Some of the UK's best-known executives have written that "the economic case to stay in the EU is overwhelming" in an open letter, while Prime Minister David Cameron walks an EU tightrope placed by his own Conservatives.
A group of business leaders from the UK wrote in the left-leaning Independent newspaper on Monday that anyone arguing in favor of an EU exit was "putting politics before economics," saying there was a clear economic incentive for Britain to stay in the bloc.
"The economic case to stay in the EU is overwhelming," the group wrote. "To Britain, membership is estimated to be worth between 31 billion pounds (36.7 billion euros, $47.1 billion) and 92 billion pounds per year in income gains, or between 1,200 and 3,500 pounds for every household."
The signatories included the previous and current presidents of the Chamber of British Industry, as well as Virgin boss Sir Richard Branson and the chairmen of Deloitte, telecommunications firm BT and Lloyds. They supported Cameron's stated aim to revise the terms of EU membership, saying some alterations were needed to support the country's financial sector, but concluded that such change was best secured from within.

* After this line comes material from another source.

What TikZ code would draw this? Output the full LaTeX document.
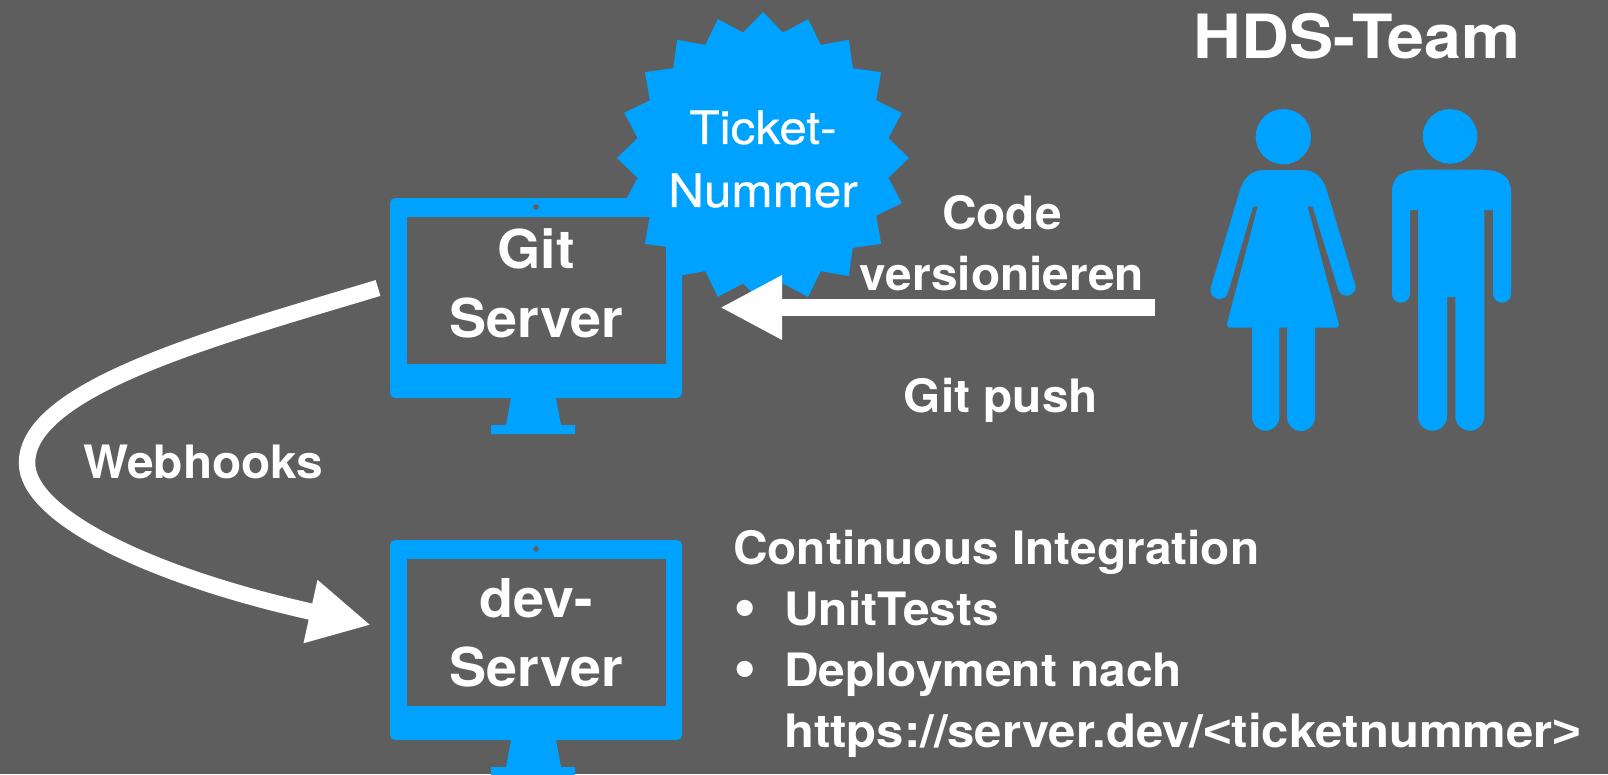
\documentclass[tikz,border=0pt]{standalone}
\usepackage{fontspec}
\setmainfont[FakeStretch=1.04]{TeX Gyre Heros}
\newfontfamily\ltfont[FakeStretch=1.066]{Liberation Sans}
\newfontfamily\bulfont{DejaVu Sans}
\usetikzlibrary{arrows.meta}
\definecolor{bgc}{HTML}{5E5E5E}
\definecolor{bluec}{HTML}{00A2FF}
\tikzset{
  x=1pt,y=-1pt,
  label/.style={text=white,inner sep=0pt,font=\fontsize{46}{61}\selectfont\bfseries,align=center},
  scr/.style={text=white,inner sep=0pt,font=\fontsize{53.5}{69}\selectfont\bfseries,align=center},
  thin label/.style={text=white,inner sep=0pt,font=\fontsize{46}{63}\selectfont\addfontfeature{FakeStretch=1.075,FakeBold=0.6},align=center},
  flow/.style={draw=white,line width=16.5pt,line cap=butt,-{Triangle[length=62pt,width=60pt]}},
}
\newcommand{\monitor}[1]{%
  \begin{scope}[yshift=#1]
    \fill[bluec] (390,203) arc (180:270:5) -- (677,198) arc (270:360:5) -- (682,393) arc (0:90:5) -- (556,398) -- (561,425) -- (575,425) -- (575,434) -- (491,434) -- (491,425) -- (506,425) -- (511,398) -- (395,398) arc (90:180:5) -- cycle;
    \fill[bgc] (407,217) rectangle (666,364);
    \fill[bgc] (536,207) circle (2.8);
  \end{scope}}
\newcommand{\bul}{\makebox[51pt][l]{\hspace{-3pt}{\bulfont •}}}
\begin{document}
\begin{tikzpicture}
\useasboundingbox[fill=bgc] (0,0) rectangle (1608,774);
\monitor{0pt}
\monitor{-342pt}
% star
\fill[bluec] plot[samples at={0,1,...,39}] ({763+(mod(\x,2)==0?146:127)*sin(\x*9)},{158-(mod(\x,2)==0?146:127)*cos(\x*9)}) -- cycle;
% woman
\begin{scope}[shift={(1160,90)},scale=1/3]
  \fill[bluec] (370,140) circle (83);
  \fill[bluec] (310,240) -- (430,240) .. controls (465,240) and (490,265) .. (500,300) -- (587,590) arc (0:170:27) -- (458,350) -- (443,350) -- (537,705) -- (530,713) -- (465,713) -- (465,981) arc (0:180:42) -- (381,713) -- (358,713) -- (358,981) arc (0:180:41) -- (276,713) -- (207,713) -- (200,705) -- (293,350) -- (279,350) -- (205,605) arc (10:180:27) -- (153,590) -- (240,300) .. controls (250,265) and (275,240) .. (310,240) -- cycle;
\end{scope}
% man
\fill[bluec] (1450,136.4) circle (27.3);
\fill[bluec] (1418,169.7) -- (1484,169.7) .. controls (1500,170.5) and (1511,176) .. (1511,192) -- (1511,293.7) arc (0:180:9) -- (1493,210) -- (1484.3,210) -- (1484.3,416.2) arc (0:180:14.5) -- (1455.3,297) -- (1447,297) -- (1447,416.2) arc (0:180:14.5) -- (1418,210) -- (1410,210) -- (1410,293.7) arc (0:180:9) -- (1392,192) .. controls (1392,176) and (1403,170.5) .. (1418,169.7) -- cycle;
% connectors
\coordinate (pushstart) at (1155,307.5);
\coordinate (pushend) at (720,307.5);
\coordinate (hookstart) at (378,288);
\coordinate (hookbend) at (27,463);
\coordinate (hookend) at (371,625);
\draw[flow] (hookstart) .. controls (215,337) and (27,388) .. (hookbend) .. controls (27,515) and (146,575) .. (hookend);
\draw[flow] (pushstart) -- (pushend);
% texts
\node[text=white,inner sep=0pt,font=\fontsize{61}{61}\selectfont\bfseries\addfontfeature{FakeStretch=1.086},anchor=base] (team) at (1357,58.5) {HDS-Team};
\node[thin label] (ticket) at (763,159) {Ticket-\\Nummer};
\node[scr] (git) at (536,283) {Git\\Server};
\node[scr] (dev) at (536,633) {dev-\\Server};
\node[label] (code) at (1002,243) {Code\\versionieren};
\node[label,anchor=base] (push) at (1001,412) {Git push};
\node[label,anchor=base west] (hooks) at (83,478) {Webhooks};
\node[label,align=left,anchor=north west] (ci) at (733,530) {Continuous Integration\\
\bul UnitTests\\
\bul Deployment nach\\
\hspace{51pt}{\addfontfeature{FakeStretch=1.066}https://server.dev/{\ltfont\bfseries<}ticketnummer{\ltfont\bfseries>}}};
\end{tikzpicture}
\end{document}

"What we should now be doing is fighting hard to deliver a more competitive Europe, to combat the criticism of those that champion our departure. We should push to strengthen and deepen the Single Market to include digital, energy, transport and telecoms, which could boost Britain's GDP by 110 billion pounds," they wrote.
Cornered by conservative comrades
Britain's ruling Conservatives have been rocked by EU infighting over the past few weeks, with Prime Minister David Cameron trying to play intermediary. Cameron, who says he is seeking renegotiated terms of EU membership more favorable for Britain and the bloc, has pledged to hold an "in/out" referendum in 2017 if he wins re-election.
After last month's difficult showing in local elections, marked by a rise in fortunes for the anti-EU United Kingdom Independence Party (UKIP), Cameron has come under further pressure. One motion from within his own party proposed anchoring the potential referendum in law as a Conservative plan. Another motion said that the Queen should have mentioned the renegotiation of EU terms in her speech at the formal opening of parliament.
Former Foreign Secretary and Chancellor of the Exchequer Lord Geoffrey Howe recently wrote in the Observer newspaper that Cameron's Conservative Party was "running scared" of its own backbenchers on the issue.
"Sadly, by making it clear in January that he opposes the current terms of UK membership of the EU, the prime minister has opened a Pandora's box politically and seems to be losing control of his party in the process," the former foreign and finance minister wrote.
The UK already opts out of the single European currency, the Schengen open border zone, and only partially accepts the EU's Charter of Fundamental Rights and a joint policing zone.
UKIP's rise threatens the Conservatives' monopoly on right-of-center politics in Britain. But business leaders on Monday wrote that when it came to the EU: "The benefits of membership overwhelmingly outweigh the costs, and to suggest otherwise is putting politics before economics."